>> Start Exercise data
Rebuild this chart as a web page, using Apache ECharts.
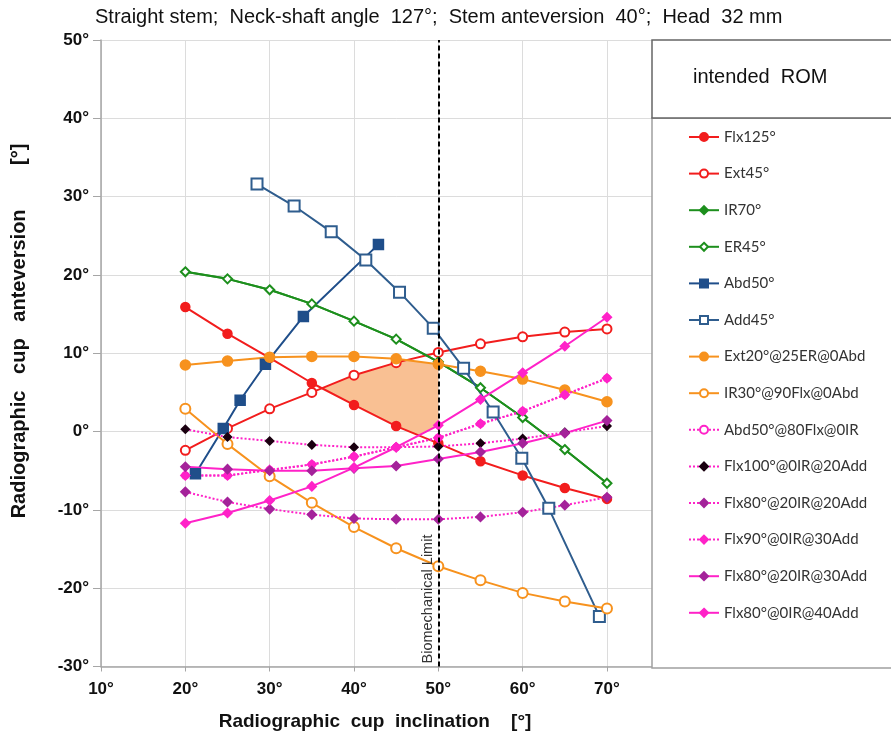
<!DOCTYPE html>
<html>
<head>
<meta charset="utf-8">
<script src="https://cdn.jsdelivr.net/npm/echarts@6/dist/echarts.min.js"></script>
<style>html,body{margin:0;padding:0;background:#fff;}#c{width:891px;height:743px;}</style>
</head>
<body>
<div id="c"></div>
<script>
// ---- data ----
const xs = [20, 25, 30, 35, 40, 45, 50, 55, 60, 65, 70];
const flx125 = [15.9, 12.5, 9.4, 6.2, 3.4, 0.7, -1.5, -3.8, -5.6, -7.2, -8.6];
const ext45 = [-2.4, 0.4, 2.9, 5.0, 7.2, 8.8, 10.1, 11.2, 12.1, 12.7, 13.1];
const ir70 = [20.4, 19.5, 18.1, 16.3, 14.1, 11.8, 8.9, 5.6, 1.8, -2.3, -6.6];
const er45 = [20.4, 19.5, 18.1, 16.3, 14.1, 11.8, 8.9, 5.6, 1.8, -2.3, -6.6];
const abd50X = [21.2, 24.5, 26.5, 29.5, 34.0, 42.9];
const abd50Y = [-5.4, 0.4, 4.0, 8.6, 14.7, 23.9];
const add45X = [28.5, 32.9, 37.3, 41.4, 45.4, 49.4, 53.0, 56.5, 59.9, 63.1, 69.1];
const add45Y = [31.6, 28.8, 25.5, 21.9, 17.8, 13.2, 8.1, 2.5, -3.4, -9.8, -23.6];
const ext20 = [8.5, 9.0, 9.5, 9.6, 9.6, 9.3, 8.6, 7.7, 6.7, 5.3, 3.8];
const ir30 = [2.9, -1.6, -5.7, -9.1, -12.2, -14.9, -17.2, -19.0, -20.6, -21.7, -22.6];
const abd50flx80 = [-5.6, -5.6, -4.9, -4.2, -3.2, -2.0, -0.8, 1.0, 2.6, 4.7, 6.8];
const flx100 = [0.3, -0.7, -1.2, -1.7, -2.0, -2.0, -1.9, -1.5, -0.9, -0.1, 0.7];
const flx80ir20add20 = [-7.7, -9.0, -9.9, -10.6, -11.1, -11.2, -11.2, -10.9, -10.3, -9.4, -8.4];
const flx90 = [-5.6, -5.6, -4.9, -4.2, -3.2, -2.0, -0.8, 1.0, 2.6, 4.7, 6.8];
const flx80ir20add30 = [-4.5, -4.8, -5.0, -5.0, -4.7, -4.4, -3.5, -2.6, -1.5, -0.2, 1.4];
const flx80ir0add40 = [-11.7, -10.4, -8.8, -7.0, -4.6, -2.0, 0.8, 4.1, 7.5, 10.9, 14.6];
const xTicks = [10, 20, 30, 40, 50, 60, 70];
const limitX = 50;
const names = ['Flx125°','Ext45°','IR70°','ER45°','Abd50°','Add45°','Ext20°@25ER@0Abd','IR30°@90Flx@0Abd',
  'Abd50°@80Flx@0IR','Flx100°@0IR@20Add','Flx80°@20IR@20Add','Flx90°@0IR@30Add','Flx80°@20IR@30Add','Flx80°@0IR@40Add'];

// ---- helpers ----
const pair = (X, Y) => X.map((x, i) => [x, Y[i]]);
function interp(Y, x) {
  for (let i = 0; i < xs.length - 1; i++) {
    if (x >= xs[i] && x <= xs[i + 1]) {
      const t = (x - xs[i]) / (xs[i + 1] - xs[i]);
      return Y[i] + t * (Y[i + 1] - Y[i]);
    }
  }
  return NaN;
}
// intended ROM region: below min(Ext45, Ext20), above max(Flx125, Flx80@0IR@40), left of limit
const upperEdge = x => Math.min(interp(ext45, x), interp(ext20, x));
const lowerEdge = x => Math.max(interp(flx125, x), interp(flx80ir0add40, x));
let x0 = xs[0];
for (let x = xs[0]; x <= limitX; x += 0.01) { if (upperEdge(x) >= lowerEdge(x)) { x0 = x; break; } }
const poly = [];
for (let x = x0; x < limitX; x += 0.1) poly.push([x, upperEdge(x)]);
poly.push([limitX, upperEdge(limitX)]);
poly.push([limitX, lowerEdge(limitX)]);
for (let x = limitX - 0.1; x > x0; x -= 0.1) poly.push([x, lowerEdge(x)]);

const RED = '#f21d1d', GREEN = '#1d8f1d', NAVY = '#1f4e8a', BLUE = '#2f5d8e', ORANGE = '#f7921e',
      PINK = '#ff22c8', PURPLE = '#a4239a', BLACK = '#1a0010';

function ln(name, data, color, symbol, size, opts) {
  opts = opts || {};
  return {
    name, type: 'line', data, symbol, symbolSize: size, smooth: false,
    lineStyle: { color: opts.lineColor || color, width: 2, type: opts.dash || 'solid' },
    itemStyle: { color: opts.markColor || color, borderColor: opts.markColor || color, borderWidth: opts.bw || 1.5 },
    emphasis: { disabled: true }, z: 2
  };
}

const series = [
  {
    type: 'custom', name: 'ROM', silent: true, z: 1, data: poly,
    renderItem: (params, api) => {
      if (params.dataIndex !== 0) return null;
      return { type: 'polygon', shape: { points: poly.map(p => api.coord(p)) }, style: { fill: '#f9c093' } };
    },
    markLine: {
      symbol: 'none', silent: true, z: 5,
      lineStyle: { color: '#000', type: [5, 3], width: 2 },
      label: { show: true, formatter: 'Biomechanical Limit', position: 'insideStartTop', color: '#333',
               fontSize: 14.5, fontFamily: 'Liberation Sans', distance: 3 },
      data: [{ xAxis: limitX }]
    }
  },
  ln(names[0], pair(xs, flx125), RED, 'circle', 9),
  ln(names[1], pair(xs, ext45), RED, 'emptyCircle', 9),
  ln(names[2], pair(xs, ir70), GREEN, 'diamond', 6),
  ln(names[3], pair(xs, er45), GREEN, 'emptyDiamond', 9),
  ln(names[4], pair(abd50X, abd50Y), NAVY, 'rect', 10),
  ln(names[5], pair(add45X, add45Y), BLUE, 'emptyRect', 11),
  ln(names[6], pair(xs, ext20), ORANGE, 'circle', 10),
  ln(names[7], pair(xs, ir30), ORANGE, 'emptyCircle', 10),
  ln(names[8], pair(xs, abd50flx80), PINK, 'emptyCircle', 6, { dash: 'dotted' }),
  ln(names[9], pair(xs, flx100), PINK, 'diamond', 8, { dash: 'dotted', markColor: BLACK }),
  ln(names[10], pair(xs, flx80ir20add20), PINK, 'diamond', 9, { dash: 'dotted', markColor: PURPLE }),
  ln(names[11], pair(xs, flx90), PINK, 'diamond', 9, { dash: 'dotted' }),
  ln(names[12], pair(xs, flx80ir20add30), PINK, 'diamond', 9, { markColor: PURPLE }),
  ln(names[13], pair(xs, flx80ir0add40), PINK, 'diamond', 9)
];

const chart = echarts.init(document.getElementById('c'), null, { renderer: 'canvas' });
chart.setOption({
  animation: false,
  backgroundColor: '#fff',
  grid: { left: 101, top: 40, width: 590.3, height: 626.5, containLabel: false },
  xAxis: {
    type: 'value', min: 10, max: 80, interval: 10,
    axisLine: { show: true, onZero: false, lineStyle: { color: '#a6a6a6', width: 1.5 } },
    axisTick: { show: true, length: 5, customValues: xTicks, lineStyle: { color: '#a6a6a6' } },
    splitLine: { show: true, lineStyle: { color: '#dcdcdc', width: 1 } },
    axisLabel: { customValues: xTicks, formatter: v => (xTicks.indexOf(v) >= 0 ? v + '°' : ''), fontWeight: 'bold', fontSize: 17,
                 color: '#111', fontFamily: 'Liberation Sans', margin: 14 }
  },
  yAxis: {
    type: 'value', min: -30, max: 50, interval: 10,
    axisLine: { show: true, onZero: false, lineStyle: { color: '#a6a6a6', width: 1.5 } },
    axisTick: { show: true, length: 8, lineStyle: { color: '#a6a6a6' } },
    splitLine: { show: true, lineStyle: { color: '#dcdcdc', width: 1 } },
    axisLabel: { formatter: '{value}°', fontWeight: 'bold', fontSize: 17, color: '#111',
                 fontFamily: 'Liberation Sans', margin: 12 }
  },
  legend: {
    show: true, orient: 'vertical', left: 688, top: 128, padding: 0, itemGap: 18.6, z: 10,
    itemWidth: 30, itemHeight: 10,
    data: names,
    textStyle: { fontSize: 15, color: '#333', fontFamily: 'Lato', lineHeight: 18 },
    selectedMode: false
  },
  graphic: [
    { type: 'rect', z: 3, shape: { x: 652, y: 118, width: 260, height: 550 },
      style: { fill: '#fff', stroke: '#a0a0a0', lineWidth: 1.5 } },
    { type: 'rect', z: 3, shape: { x: 652, y: 40, width: 260, height: 78 },
      style: { fill: '#fff', stroke: '#666', lineWidth: 1.5 } },
    { type: 'text', z: 4, x: 693, y: 77,
      style: { text: 'intended  ROM', font: '20px "Liberation Sans"', fill: '#111', textVerticalAlign: 'middle' } },
    { type: 'text', z: 4, x: 95, y: 17,
      style: { text: 'Straight stem;  Neck-shaft angle  127°;  Stem anteversion  40°;  Head  32 mm',
               font: '20px "Liberation Sans"', fill: '#111', textVerticalAlign: 'middle' } },
    { type: 'text', z: 4, x: 375, y: 722,
      style: { text: 'Radiographic  cup  inclination    [°]', font: 'bold 19px "Liberation Sans"', fill: '#111',
               textAlign: 'center', textVerticalAlign: 'middle' } },
    { type: 'text', z: 4, x: 19, y: 331, rotation: Math.PI / 2,
      style: { text: 'Radiographic   cup   anteversion        [°]', font: 'bold 20px "Liberation Sans"', fill: '#111',
               textAlign: 'center', textVerticalAlign: 'middle' } }
  ],
  series
});
</script>
</body>
</html>
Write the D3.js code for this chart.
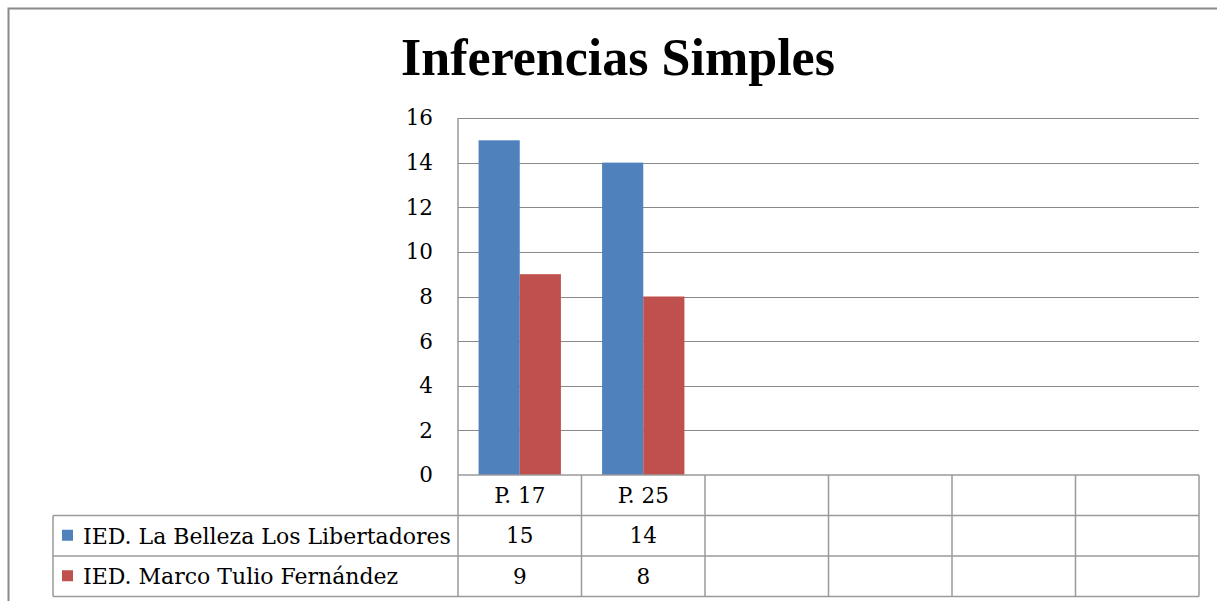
>> End Exercise data
Scan the listing above. Collect all lines with the word "this".

Rebuild this chart as a web page, using Apache ECharts.
Write the D3.js code for this chart.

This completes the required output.